Your assessment is correct. Good work as usual, Joe. Yes, we're pleased with the launching of a lot of engine product related to the automotive industry in Europe. Oil cooler platform, the LC product line is the baseline for that, but that's expanding into including liquid charger coolers and other LC products going into subsystems and also a lot of interest going in with the EV opportunities looking forward. Again nothing to report there yet but a lot of activity. So pleased with that side. Again the commercial vehicle market, we are repositioning ourselves coming out of the Origami wind down and investing towards Hungary, as we've said. Hungarian expansion is on track, I might add, okay, with equipment being sold as we speak, with launches scheduled to take - to support the growth in the automotive side that I just mentioned and support the future commercial vehicle business needs that we have in the region. So again good points on your side.

Joe Vruwink

Analyst

And then the last question for me.

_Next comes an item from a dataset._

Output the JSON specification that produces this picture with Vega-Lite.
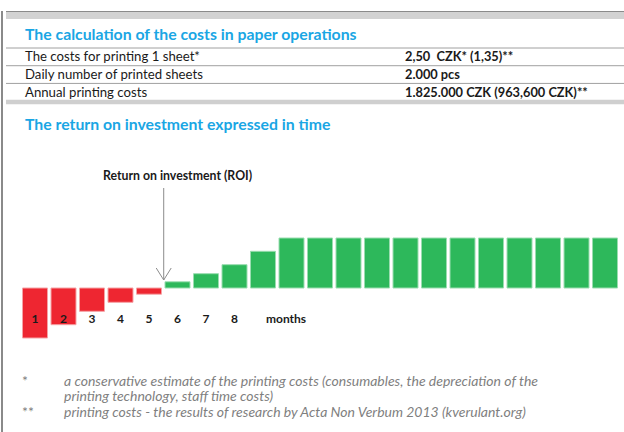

Your fiscal Q2 has been a tough one to predict in recent years and we've ended up with fairly large Q1 to Q2 decremental margins. It seems like you've added more revenue diversity, so that should help. Any additional guidance so we're trying to model, don't miss it like we have been, Q1, Q2, what's your contribution margin at the EBIT line should end up being?

Mick Lucareli

Analyst

Yes, another great question, Joe. And I'd say, last year for sure, if you recall, that was not only the normal seasonality but we ran into a number of operational issues that we then since had to correct in the second half. So by no means are we looking at that magnitude of a drop from what happened a year-ago. I guess, maybe to just help out and so you're right, we kind of - we get it level set with you guys. We are looking. There will be little bit of a revenue drop that's due to the seasonality and mainly in our vehicular business, North America and Europe with the summer shutdowns. And then with that volume, it's really volume related. There will be a little bit of a margin decline too with an operating margin this quarter being in the 6% range, we'd probably be more in a 4.5% to 5% kind of range in Q2 with - on a little bit lower volume. But again, significantly up from the prior year. And then as we get into Q3 and Q4, not only will Q3 and Q4 should be at or above prior years, but Q3 will be above Q2 and Q4 will be above Q3. Lots to go there but that's as closes we want to go without getting into quarterly guidance. Hope that helps.

Joe Vruwink

Analyst

No, that's great color. Thanks very much. I'll turn it over.

Operator

Operator

And I'm showing no further questions at this time. I would like to turn conference back to Kathy Powers.

Kathleen Powers

Analyst

Thank you. This concludes today's call. Thank you for joining us this morning and thanks for your interest in Modine. Goodbye.